Forse nessun libro come questo di Maryla Falk individua e descrive quella differenza con tanta limpidezza e precisione. Quest’opera è una delle più importanti che si possano leggere per avvicinarsi al segreto dell’India arcaica – l’India del Rgveda, dei Brahmana, delle Upanisad. In questi testi per la prima volta sentiamo la voce di un pensiero metafisico, cifrata in simboli, allusioni, prescrizioni rituali. Ma qual è la differenza fra questa voce e, per esempio, quella dei primi pensatori greci? È una differenza sottile ed essenziale, fondamento di ogni ulteriore divaricarsi fra Oriente e Occidente. Per i veggenti vedici, innanzitutto, l’atto del conoscere aveva una stupefacente concretezza.

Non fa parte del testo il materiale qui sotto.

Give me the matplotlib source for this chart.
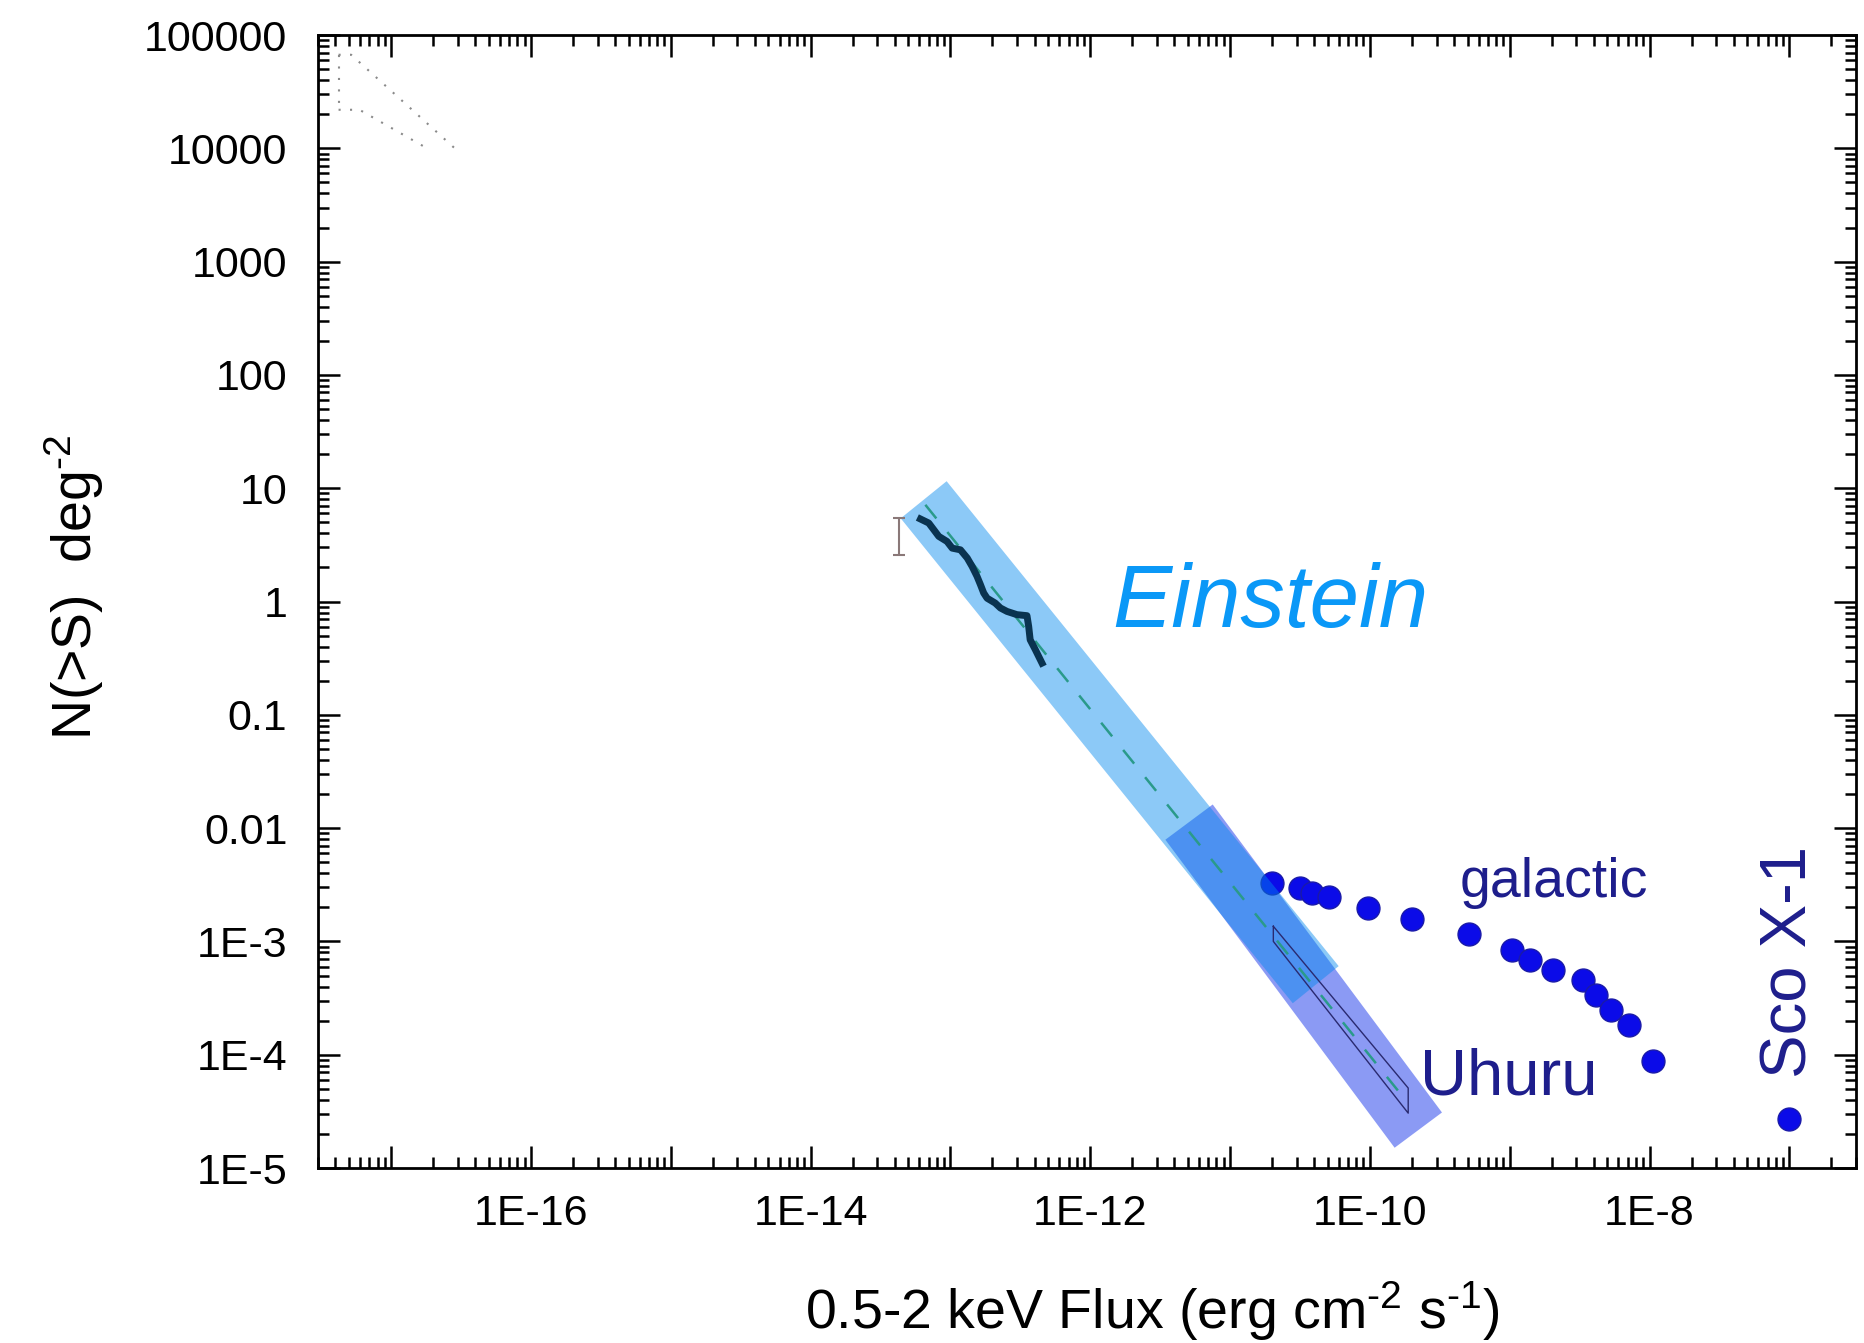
import numpy as np
import matplotlib
matplotlib.use('Agg')
import matplotlib.pyplot as plt
from matplotlib.ticker import FixedLocator, FixedFormatter, LogLocator, NullFormatter

plt.rcParams['font.family'] = 'Liberation Sans'
plt.rcParams['mathtext.fontset'] = 'custom'
plt.rcParams['mathtext.rm'] = 'Liberation Sans'
plt.rcParams['mathtext.it'] = 'Liberation Sans:italic'

# Uhuru galactic sources: flux (erg cm^-2 s^-1) and N(>S) (deg^-2)
galactic_flux = [1.99e-11, 3.16e-11, 3.84e-11, 5.12e-11, 9.7e-11, 1.99e-10, 5.12e-10,
                 1.04e-9, 1.39e-9, 2.04e-9, 3.34e-9, 4.16e-9, 5.32e-9, 7.19e-9, 1.06e-8]
galactic_n = [3.27e-3, 2.96e-3, 2.70e-3, 2.49e-3, 1.97e-3, 1.58e-3, 1.16e-3,
              8.45e-4, 6.89e-4, 5.62e-4, 4.59e-4, 3.39e-4, 2.49e-4, 1.84e-4, 8.73e-5]
sco_flux = [1.0e-7]
sco_n = [2.7e-5]

# Einstein medium sensitivity survey logN-logS
einstein_flux = [6.11e-14, 7.0e-14, 7.6e-14, 8.26e-14, 9.46e-14, 1.03e-13, 1.18e-13, 1.32e-13,
                 1.43e-13, 1.55e-13, 1.64e-13, 1.73e-13, 1.83e-13, 2.09e-13, 2.28e-13, 2.54e-13,
                 2.99e-13, 3.53e-13, 3.63e-13, 3.72e-13, 4.05e-13, 4.52e-13]
einstein_n = [5.35, 4.93, 4.31, 3.76, 3.39, 2.96, 2.86, 2.42, 2.04, 1.67, 1.41, 1.19, 1.07,
              0.97, 0.877, 0.818, 0.766, 0.750, 0.603, 0.460, 0.376, 0.286]
err_flux = [4.26e-14]
err_n = [3.8]
err_lo = [1.2]
err_hi = [1.7]

# euclidean extrapolation and survey bands (end points of centre lines)
euclid_flux = [6.62e-14, 1.84e-10]
euclid_n = [7.14, 3.85e-5]
einstein_band_flux = [6.44e-14, 4.1e-11]
einstein_band_n = [7.91, 4.15e-4]
uhuru_band_flux = [5.09e-12, 2.22e-10]
uhuru_band_n = [1.13e-2, 2.16e-5]

# Uhuru allowed region
uhuru_box_flux = [2.04e-11, 2.04e-11, 1.88e-10, 1.88e-10, 2.04e-11]
uhuru_box_n = [1.36e-3, 1.0e-3, 3.05e-5, 5.08e-5, 1.36e-3]

# deep survey bounds (top left)
deep_upper_flux = [4.21e-18, 5.18e-18, 2.99e-17]
deep_upper_n = [6.7e4, 6.7e4, 9.5e3]
deep_lower_flux = [4.21e-18, 5.94e-18, 1.81e-17]
deep_lower_n = [2.19e4, 2.19e4, 1.0e4]

x_ticks = [1e-17, 1e-16, 1e-15, 1e-14, 1e-13, 1e-12, 1e-11, 1e-10, 1e-9, 1e-8, 1e-7]
x_labels = ['', '1E-16', '', '1E-14', '', '1E-12', '', '1E-10', '', '1E-8', '']
y_ticks = [1e-5, 1e-4, 1e-3, 1e-2, 1e-1, 1, 10, 100, 1000, 10000, 100000]
y_labels = ['1E-5', '1E-4', '1E-3', '0.01', '0.1', '1', '10', '100', '1000', '10000', '100000']

HY = '\u2010'  # plain hyphen in the unit exponents

fig = plt.figure(figsize=(18.65, 13.43), dpi=100)
ax = fig.add_axes([0.1705, 0.1303, 0.8247, 0.8436])
ax.set_xscale('log')
ax.set_yscale('log')
ax.set_xlim(3e-18, 3e-7)
ax.set_ylim(1e-5, 1e5)

band_lw = 42.5
ax.plot(uhuru_band_flux, uhuru_band_n, color='#1937eb', alpha=0.5, lw=band_lw,
        solid_capstyle='butt', zorder=1)
ax.plot(galactic_flux, galactic_n, 'o', color='#0b0be8', mec='#1a1aa8', mew=1,
        ms=16.5, zorder=2)
ax.plot(sco_flux, sco_n, 'o', color='#0b0be8', mec='#1a1aa8', mew=1, ms=16.5, zorder=2)
ax.plot(einstein_band_flux, einstein_band_n, color='#0088ee', alpha=0.45, lw=band_lw,
        solid_capstyle='butt', zorder=3)

ax.plot(euclid_flux, euclid_n, color='#2a9a8a', lw=1.8, dashes=(7, 7), zorder=4)
ax.plot(uhuru_box_flux, uhuru_box_n, color='#2a2a70', lw=1.0, zorder=4)
ax.plot(einstein_flux, einstein_n, color='#0a3350', lw=5, zorder=5)
ax.errorbar(err_flux, err_n, yerr=[err_lo, err_hi], fmt='none', ecolor='#8a7878',
            elinewidth=1.5, capsize=4, capthick=1.5, zorder=5)

for fx, fn in [(deep_upper_flux, deep_upper_n), (deep_lower_flux, deep_lower_n)]:
    ax.plot(fx, fn, color='#8a8a8a', lw=1.5, dashes=(1, 4.5), zorder=4)
ax.plot([deep_upper_flux[0], deep_lower_flux[0]], [deep_upper_n[0], deep_lower_n[0]],
        color='#8a8a8a', lw=1.5, dashes=(1, 4.5), zorder=4)

# labels on the plot
ax.text(1.44e-12, 0.60, 'Einstein', fontsize=64, style='italic', color='#0a98f7',
        ha='left', va='baseline')
ax.text(4.4e-10, 2.49e-3, 'galactic', fontsize=40, color='#1e1e8c', ha='left', va='baseline')
ax.text(2.3e-10, 4.44e-5, 'Uhuru', fontsize=47, color='#1e1e8c', ha='left', va='baseline')
ax.text(1.32e-7, 6.26e-5, 'Sco X-1', fontsize=47, color='#1e1e8c', rotation=90,
        rotation_mode='anchor', ha='left', va='baseline')

# axes
ax.xaxis.set_major_locator(FixedLocator(x_ticks))
ax.xaxis.set_major_formatter(FixedFormatter(x_labels))
ax.yaxis.set_major_locator(FixedLocator(y_ticks))
ax.yaxis.set_major_formatter(FixedFormatter(y_labels))
for axis in (ax.xaxis, ax.yaxis):
    axis.set_minor_locator(LogLocator(base=10, subs=np.arange(2, 10), numticks=100))
    axis.set_minor_formatter(NullFormatter())

ax.tick_params(which='both', direction='in', top=True, right=True, width=1.8, labelsize=31)
ax.tick_params(which='major', length=16)
ax.tick_params(which='minor', length=8)
ax.tick_params(axis='y', pad=22)
ax.tick_params(axis='x', pad=19)
for sp in ax.spines.values():
    sp.set_linewidth(2)

ax.text(-0.147, 0.378, 'N(>S)  deg$^{' + HY + '2}$', fontsize=40, rotation=90,
        rotation_mode='anchor', ha='left', va='baseline', transform=ax.transAxes)
ax.text(0.3165, -0.1425, '0.5-2 keV Flux (erg cm$^{' + HY + '2}$ s$^{' + HY + '1}$)',
        fontsize=40, ha='left', va='baseline', transform=ax.transAxes)

fig.savefig('out.png', dpi=100)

Il loro pensiero, prima ancora di parlare del mondo, parla del pensiero stesso, che è più vasto del mondo e lo ingloba.
È la mente che qui comincia a parlare della mente, ma «opera con entità mitiche in luogo di concetti»: da qui l’immane profusione di immagini, che rimangono impenetrabili a chi non ne conosca la cifra: a chi, per esempio, non sappia che le «acque» dell’oceano luminoso, fluenti al di sopra della volta celeste, sono le stesse che ondeggiano nell’«oceano del cuore», le acque del kama, del «desiderio», le acque ardenti della psiche. Così sorge il «mito psicologico» nell’India antica: «mentre le forme antiche del mito naturistico attribuivano valore umano, psichico, ai processi cosmici, il nuovo mito psicologico viene a attribuire valore cosmico, universale, ai fatti psichici: mercé un’unica esperienza che fa coincidere interamente le due sfere». Che cosa fosse questa «unica esperienza» è raccontato, con esoterica discrezione, nei testi: la scoperta dell’atman, scoperta che, da sola, basta a definire l’India.
Chiuso in quel «luogo celato» che è la «cavità del cuore», c’è un granello, «più piccolo di un grano d’orzo», quasi impercettibile nella sua piccolezza, che improvvisamente può espandersi in una vastità smisurata, può invadere lo spazio, coprirlo, avvolgerlo: quello è l’atman, la beata vastità di cui l’universo è solo una parte, la zampa del cigno immersa nell’acqua. Poggiando sull’esperienza dell’atman, il pensiero indiano si è spinto successivamente verso due conclusioni opposte: da una parte la più radicale affermazione della vita, quale traspare da tanti inni vedici; dall’altra la più radicale negazione della stessa, implicita in certe Upanisad che già presentano lo stampo dove si calerà il buddhismo. Da una parte intravediamo gli ardenti sacrificatori delle origini: «avidi di beni, mai appagati di potere, dagli odi violenti e dai desideri insaziabili: così ci compaiono dinanzi gli uomini vedici nei loro inni».
Ma dall’altra parte, fra le righe delle Upanisad, riconosciamo anche una tutt’altra figura: il rinunciante, colui che ha abbattuto l’ascia sul tronco del desiderio e dal mondo si distacca con gesto drastico. Questi sono i due estremi fra cui si muove il pensiero indiano. Per aiutarci a intendere come e perché avvenne questa oscillazione, e come si riprodusse per secoli in molteplici variazioni, il libro della Falk è tuttora indispensabile. Queste pagine offrono «uno squarcio della storia interiore di quei vati ignoti che cantavano le origini dell’universo e le andavano cercando nei propri cuori; e dei loro eredi che in tradizioni secolari continuarono la via da quelli tracciata. Dove sboccò questa via è noto: ma fu non per ultima la troppa pienezza di vita che li condusse a quella condanna finale della vita».
Maryla Falk elaborò a partire dal 1930 la sua opera centrale, Il mito psicologico nell’India antica, che sarebbe stata accolta nel 1939 fra le Memorie della Accademia dei Lincei, relatori i soci Carlo Formichi e Pier Gabriele Goidanich.